Register of planning permissions – The government will create a central register of residential planning permissions to improve information on where permissions are held and progress towards them being built
Small sites – The government will provide a further £630 million to accelerate the building of homes on small sites. Helping boost housing supply.
New garden towns – The government will bring together public and private capital to build five new garden towns.

Universal Credit – The government will provide more support to Universal Credit claimants. From January 2018, those who qualify will be able to access up to a month’s worth of Universal Credit within five days via an interest-free advance. The government will extend the period of recovery from six months to twelve months, making it easier for claimants to manage. From February 2018, the government will remove the seven-day waiting period so that entitlement to Universal Credit starts on the first day of application. From April 2018 those already on Housing Benefit will continue to receive their award for the first two weeks of their Universal Credit claim. The government will make it easier for claimants to have the housing element of their award paid directly to their landlord.

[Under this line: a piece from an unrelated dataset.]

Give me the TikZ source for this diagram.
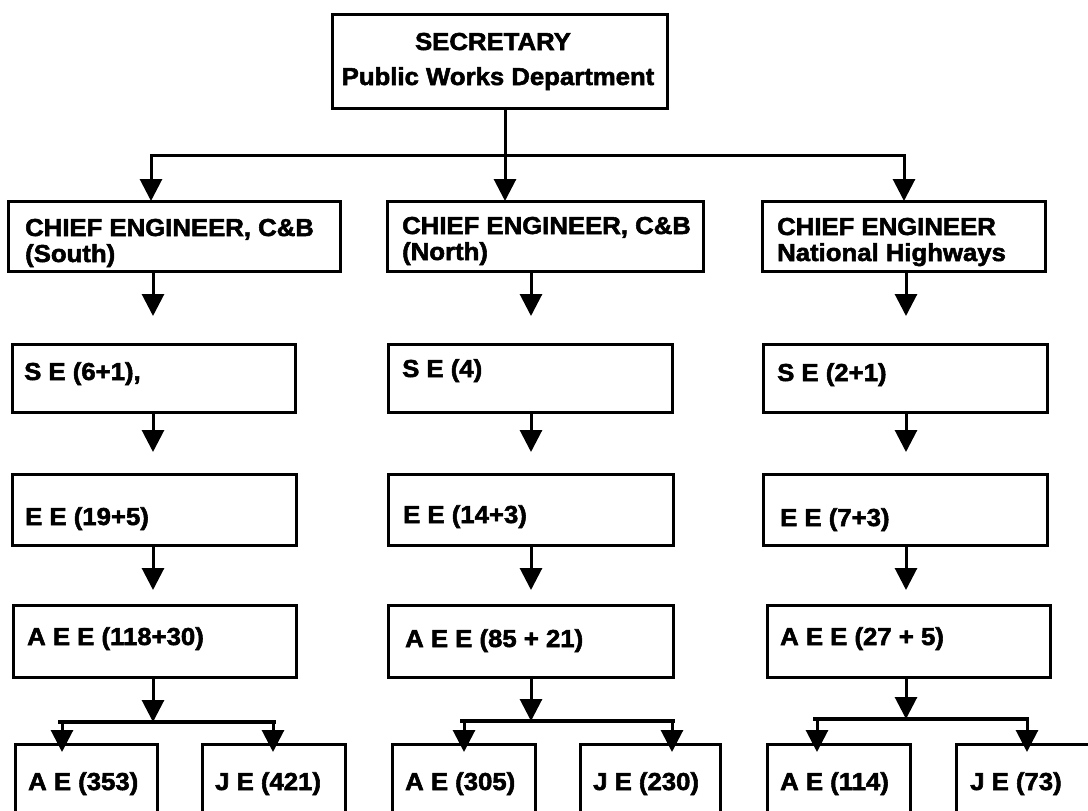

Targeted Affordability Funding – To support Housing Benefit and Universal Credit claimants living in areas where private rents have been rising fastest, the government will increase some Local Housing Allowance rates.
Rent payment data – The government will support firms developing innovative solutions that help first‑time buyers ensure their history of meeting rental payments on time is recognised in their credit scores and mortgage applications.
Rough sleeping – The Budget sets out the government’s first steps towards its commitment to halve rough sleeping by 2022, and to eliminate it by 2027.
Housing First pilots – The government will invest £28 million in three Housing First pilots in Manchester, Liverpool and the West Midlands, to support rough sleepers with the most complex needs to turn their lives around.